● **Stated goal**
Select every line holding the word "this" and copy it.

=== Provided data ===

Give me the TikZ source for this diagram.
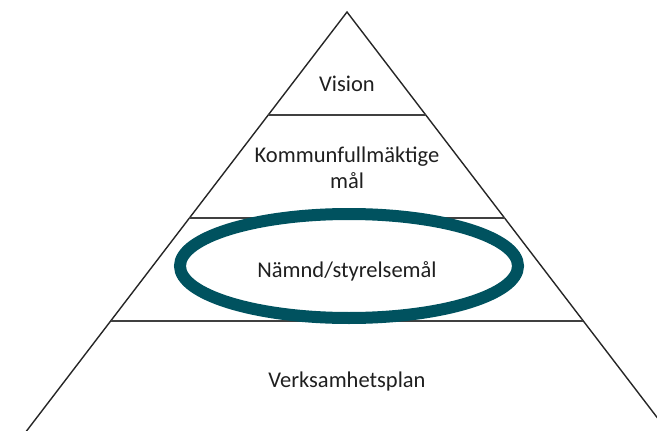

===
=== Provided data ===

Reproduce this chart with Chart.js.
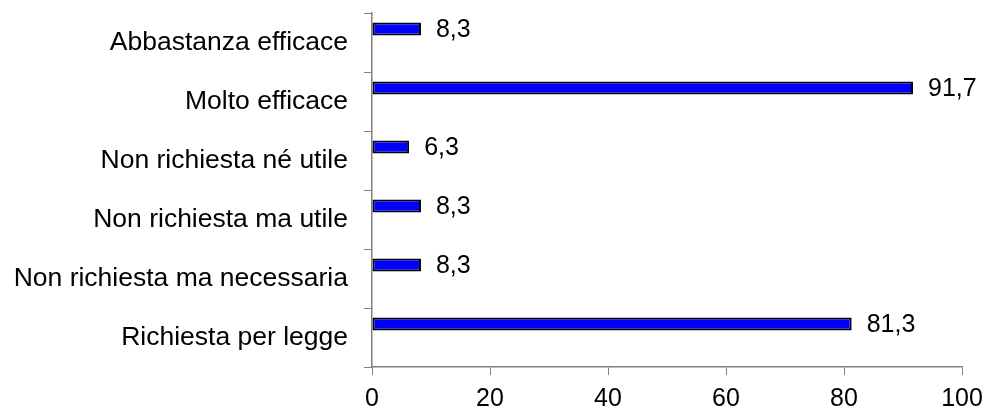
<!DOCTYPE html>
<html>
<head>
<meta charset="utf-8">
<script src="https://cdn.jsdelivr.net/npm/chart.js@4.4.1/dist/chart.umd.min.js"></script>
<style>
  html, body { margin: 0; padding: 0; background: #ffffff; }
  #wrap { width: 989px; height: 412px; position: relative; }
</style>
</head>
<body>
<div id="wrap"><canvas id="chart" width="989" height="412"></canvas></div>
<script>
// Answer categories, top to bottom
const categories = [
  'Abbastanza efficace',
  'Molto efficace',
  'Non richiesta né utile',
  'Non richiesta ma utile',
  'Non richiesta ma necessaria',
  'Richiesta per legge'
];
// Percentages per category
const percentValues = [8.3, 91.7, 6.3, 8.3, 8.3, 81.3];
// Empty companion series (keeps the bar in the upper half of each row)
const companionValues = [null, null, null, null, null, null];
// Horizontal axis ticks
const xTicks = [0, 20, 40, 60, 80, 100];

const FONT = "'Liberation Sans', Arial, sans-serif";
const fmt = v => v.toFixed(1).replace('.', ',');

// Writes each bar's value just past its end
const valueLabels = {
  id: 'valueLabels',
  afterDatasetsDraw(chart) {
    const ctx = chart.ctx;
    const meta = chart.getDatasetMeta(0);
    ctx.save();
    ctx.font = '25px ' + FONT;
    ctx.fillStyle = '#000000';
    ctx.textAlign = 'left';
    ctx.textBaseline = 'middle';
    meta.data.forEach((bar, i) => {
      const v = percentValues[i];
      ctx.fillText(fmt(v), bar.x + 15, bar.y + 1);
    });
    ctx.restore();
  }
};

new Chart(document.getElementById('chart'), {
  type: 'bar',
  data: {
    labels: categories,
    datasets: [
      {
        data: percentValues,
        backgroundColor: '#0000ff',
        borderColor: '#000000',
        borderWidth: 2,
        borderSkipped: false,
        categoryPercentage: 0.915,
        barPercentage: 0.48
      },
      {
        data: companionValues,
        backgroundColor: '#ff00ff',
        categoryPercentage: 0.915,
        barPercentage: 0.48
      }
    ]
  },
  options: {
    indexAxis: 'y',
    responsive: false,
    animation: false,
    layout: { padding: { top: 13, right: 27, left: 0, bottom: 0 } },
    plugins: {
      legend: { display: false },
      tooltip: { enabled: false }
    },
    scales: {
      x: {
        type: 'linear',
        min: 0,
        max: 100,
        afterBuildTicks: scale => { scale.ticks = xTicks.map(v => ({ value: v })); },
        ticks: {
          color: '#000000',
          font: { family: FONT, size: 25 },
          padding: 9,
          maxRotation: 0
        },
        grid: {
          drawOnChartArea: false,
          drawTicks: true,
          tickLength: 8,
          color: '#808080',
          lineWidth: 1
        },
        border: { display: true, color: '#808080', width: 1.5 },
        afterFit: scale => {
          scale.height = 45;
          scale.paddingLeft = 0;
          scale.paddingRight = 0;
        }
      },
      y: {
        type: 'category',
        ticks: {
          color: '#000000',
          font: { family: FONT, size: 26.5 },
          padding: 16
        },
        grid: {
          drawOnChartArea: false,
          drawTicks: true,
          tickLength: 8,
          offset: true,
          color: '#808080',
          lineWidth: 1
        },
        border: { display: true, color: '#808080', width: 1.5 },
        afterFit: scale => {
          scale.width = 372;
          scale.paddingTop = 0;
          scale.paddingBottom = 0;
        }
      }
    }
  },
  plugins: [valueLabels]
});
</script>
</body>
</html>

===
=== Provided data ===

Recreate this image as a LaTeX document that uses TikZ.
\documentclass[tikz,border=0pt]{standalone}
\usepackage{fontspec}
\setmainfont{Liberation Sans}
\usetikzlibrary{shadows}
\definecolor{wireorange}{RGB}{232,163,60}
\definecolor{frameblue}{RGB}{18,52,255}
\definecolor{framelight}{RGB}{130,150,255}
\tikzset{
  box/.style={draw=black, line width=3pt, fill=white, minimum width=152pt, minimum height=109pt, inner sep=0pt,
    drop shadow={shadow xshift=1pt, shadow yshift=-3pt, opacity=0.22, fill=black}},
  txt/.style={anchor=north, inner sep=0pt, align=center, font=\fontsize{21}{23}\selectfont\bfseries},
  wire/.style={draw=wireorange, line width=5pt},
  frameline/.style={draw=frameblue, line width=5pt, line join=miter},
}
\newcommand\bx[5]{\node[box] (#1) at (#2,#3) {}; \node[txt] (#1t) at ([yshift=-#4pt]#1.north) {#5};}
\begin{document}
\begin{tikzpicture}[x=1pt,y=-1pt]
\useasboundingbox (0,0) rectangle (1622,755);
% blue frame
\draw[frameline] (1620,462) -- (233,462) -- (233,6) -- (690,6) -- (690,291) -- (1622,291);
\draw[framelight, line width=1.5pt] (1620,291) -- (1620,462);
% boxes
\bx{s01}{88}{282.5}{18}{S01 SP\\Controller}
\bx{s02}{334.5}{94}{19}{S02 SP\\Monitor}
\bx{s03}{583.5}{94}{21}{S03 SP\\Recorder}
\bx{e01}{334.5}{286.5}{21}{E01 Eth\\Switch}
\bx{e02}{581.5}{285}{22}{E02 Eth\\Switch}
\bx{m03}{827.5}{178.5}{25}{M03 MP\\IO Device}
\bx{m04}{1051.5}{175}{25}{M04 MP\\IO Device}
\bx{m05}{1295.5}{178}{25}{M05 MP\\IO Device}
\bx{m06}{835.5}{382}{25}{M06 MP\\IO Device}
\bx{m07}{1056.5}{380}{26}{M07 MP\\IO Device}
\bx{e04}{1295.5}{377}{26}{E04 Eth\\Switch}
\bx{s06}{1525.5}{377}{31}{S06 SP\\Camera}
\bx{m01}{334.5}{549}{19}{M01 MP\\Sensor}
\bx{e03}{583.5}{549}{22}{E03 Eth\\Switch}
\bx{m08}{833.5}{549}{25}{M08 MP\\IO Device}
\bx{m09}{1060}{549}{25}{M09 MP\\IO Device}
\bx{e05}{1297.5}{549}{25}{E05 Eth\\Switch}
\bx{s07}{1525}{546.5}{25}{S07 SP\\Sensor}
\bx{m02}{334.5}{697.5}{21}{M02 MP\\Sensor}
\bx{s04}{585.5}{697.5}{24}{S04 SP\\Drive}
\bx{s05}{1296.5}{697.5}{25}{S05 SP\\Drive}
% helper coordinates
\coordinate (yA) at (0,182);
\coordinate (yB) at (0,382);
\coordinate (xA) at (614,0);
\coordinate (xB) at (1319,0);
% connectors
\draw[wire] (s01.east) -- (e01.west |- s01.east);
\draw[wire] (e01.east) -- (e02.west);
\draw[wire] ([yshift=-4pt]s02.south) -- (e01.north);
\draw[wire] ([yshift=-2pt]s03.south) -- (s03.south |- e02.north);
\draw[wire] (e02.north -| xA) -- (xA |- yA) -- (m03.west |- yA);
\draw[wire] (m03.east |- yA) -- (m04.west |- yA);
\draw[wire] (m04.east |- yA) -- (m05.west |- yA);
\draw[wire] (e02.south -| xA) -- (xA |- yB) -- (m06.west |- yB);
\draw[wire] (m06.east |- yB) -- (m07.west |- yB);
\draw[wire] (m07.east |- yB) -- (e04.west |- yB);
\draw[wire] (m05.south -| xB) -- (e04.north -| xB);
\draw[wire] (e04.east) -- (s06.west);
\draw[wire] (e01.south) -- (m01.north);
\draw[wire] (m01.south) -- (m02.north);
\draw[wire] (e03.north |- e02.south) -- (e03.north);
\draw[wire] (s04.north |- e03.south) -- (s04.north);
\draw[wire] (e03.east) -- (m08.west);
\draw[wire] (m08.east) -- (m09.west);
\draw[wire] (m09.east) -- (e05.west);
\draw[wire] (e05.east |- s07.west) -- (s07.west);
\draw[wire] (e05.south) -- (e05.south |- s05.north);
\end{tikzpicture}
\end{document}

===

● **Written answer**
Give me the TikZ source for this diagram.
Reproduce this chart with Chart.js.
Recreate this image as a LaTeX document that uses TikZ.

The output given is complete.